By Amy Stephens FRSS, Trustee

The recent mantra of ‘do less but do it better’ couldn’t be more appropriate right now.

As a relatively new mum of twin boys, my life as an artist is shifting and evolving every day. I moved my studio to our garden flat in Clapham ahead of our new arrivals in order to continue to work from home.

With the lockdown in place, I decided to create something positive and join the online artists’ support pledge instigated by Matthew Burrows. The main idea is to support each other during this time and to encourage the general public to, wherever possible.

Apart from the pledge, I have dusted off the old watercolour set that hasn't seen the light of day for over 10 years and return to painterly sketches. I hope this process will enable new forms to emerge that later present themselves as sculptures.

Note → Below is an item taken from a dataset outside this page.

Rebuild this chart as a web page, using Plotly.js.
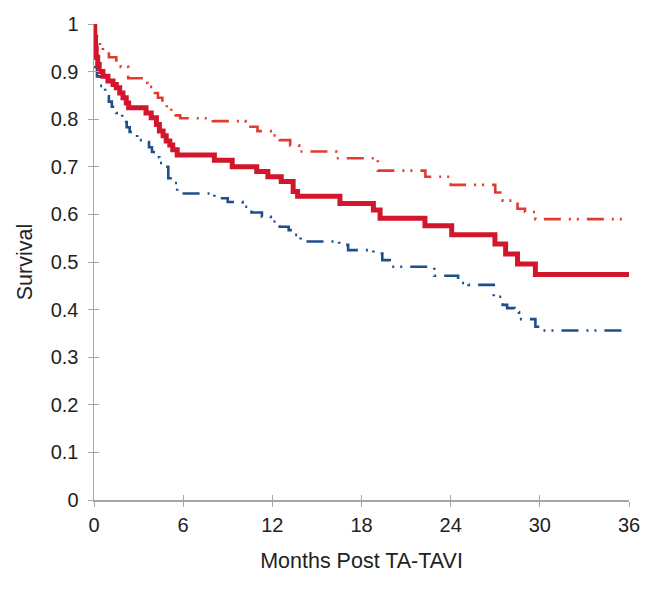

As an artist concerned with the reclamation of natural objects and the transferability of form via appropriation, the continual reuse of materials is more important than ever as we look to create less waste. Old and new works land and re-land in the studio resisting the ossifying force of finitude. My practice is rooted in a complex dialogue around our relationship to the various environments through which we move, construct and impact upon. The current climate is definitely teaching me to be more aware of our place within the natural world and to take more responsibility.

A recent podcast resonated with me strongly. It highlighted how artists have an inner resilience when it comes to working and turning their hand to daily survival. Just to work in our field takes serious determination and careful planning especially with time, materials and costs. One thing is for sure, we all need to support each other more than ever. To call up friends and family, to offer opportunities when they come our way especially if we cannot fulfil the brief.

The earth is healing; less planes in the sky, less litter on the streets, the air so clear you can apparently see the Himalayan mountains in parts of India and to see images of dolphins swimming in the Venetian canals is a silver lining to an incredibly turbulent and testing time for us all, whatever your vocation.